# Girl's Colson Looptail



## Waterland (Sep 13, 2014)

Picked this up today for $10 off Craigslist.  Missing the headbadge, which badge would be appropriate for this?  Having trouble narrowing down the year, haven't cleaned it up enough to read the serial number clearly.  Looks like it has good original paint peeking through the red spray paint, looks like a green and blue color combo.  Chrome is mostly decent, should clean up fine with steel wool.  Not sure if it ever had a tank, but if it did, what kind of tank would fit this frame?


----------



## jpromo (Sep 13, 2014)

This should be right around 1953, just before they were sold to Evans.


----------



## jkent (Sep 13, 2014)

Fork looks to be tweaked just a little bit.
Looking forward to see how the paint turns out on it.
JKent


----------



## Waterland (Sep 15, 2014)

Yeah, the fork legs and the steer tube are all bent, but I have a guy who can bend them back for me.  I started stripping away some of the paint and it looks like the headtube area is a light blue and the rest is a dark blue, it's going to look great when it's done.


----------



## Nickinator (Sep 15, 2014)

Bringing it to Tony at Fridley Schwinn? 

Darcie


----------



## Waterland (Sep 15, 2014)

He's the one, he did a great job bending the fork back on my '27 Schwinn, so I don't think he'll have a problem with this one.


----------



## Boris (Sep 15, 2014)

I don't believe that's a Colson fork.


----------



## lamendes (Sep 16, 2014)

Dave Marko said:


> I don't believe that's a Colson fork.




Pictures and bike aren't mine, but perhaps this is the correct fork and chainguard for that bike.


----------



## Boris (Sep 16, 2014)

The blue fork is correct. The Clipper style chainguard that is shown on the blue bike was used on some postwar models.
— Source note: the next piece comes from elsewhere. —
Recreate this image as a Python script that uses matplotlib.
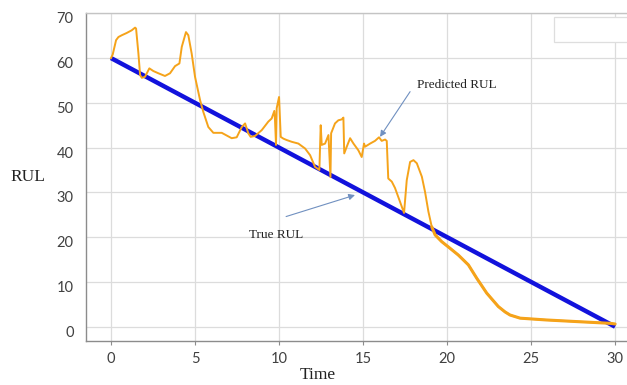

Attached is another popular style that was used.


----------



## Waterland (Sep 16, 2014)

Yeah, I thought the fork looked incorrect, it looks like an H.P. Snyder fork.  I also suspected the chainguard was aftermarket as well.  If anyone has the correct chainguard, rack, and headbadge, let me know, I may be interested.


----------



## Boris (Sep 16, 2014)

This style rack would work with your Colson.


----------



## Waterland (Sep 16, 2014)

That's a great looking rack, is it yours Dave?  If it is, is it also for sale?  The color scheme matches perfectly.


----------



## Boris (Sep 16, 2014)

Waterland said:


> That's a great looking rack, is it yours Dave?  If it is, is it also for sale?  The color scheme matches perfectly.




Sorry to say, I sold it long ago.


----------



## vincev (Sep 17, 2014)

Waterland said:


> That's a great looking rack, is it yours Dave?  If it is, is it also for sale?  The color scheme matches perfectly.




You have a nice looking rack Dave.


----------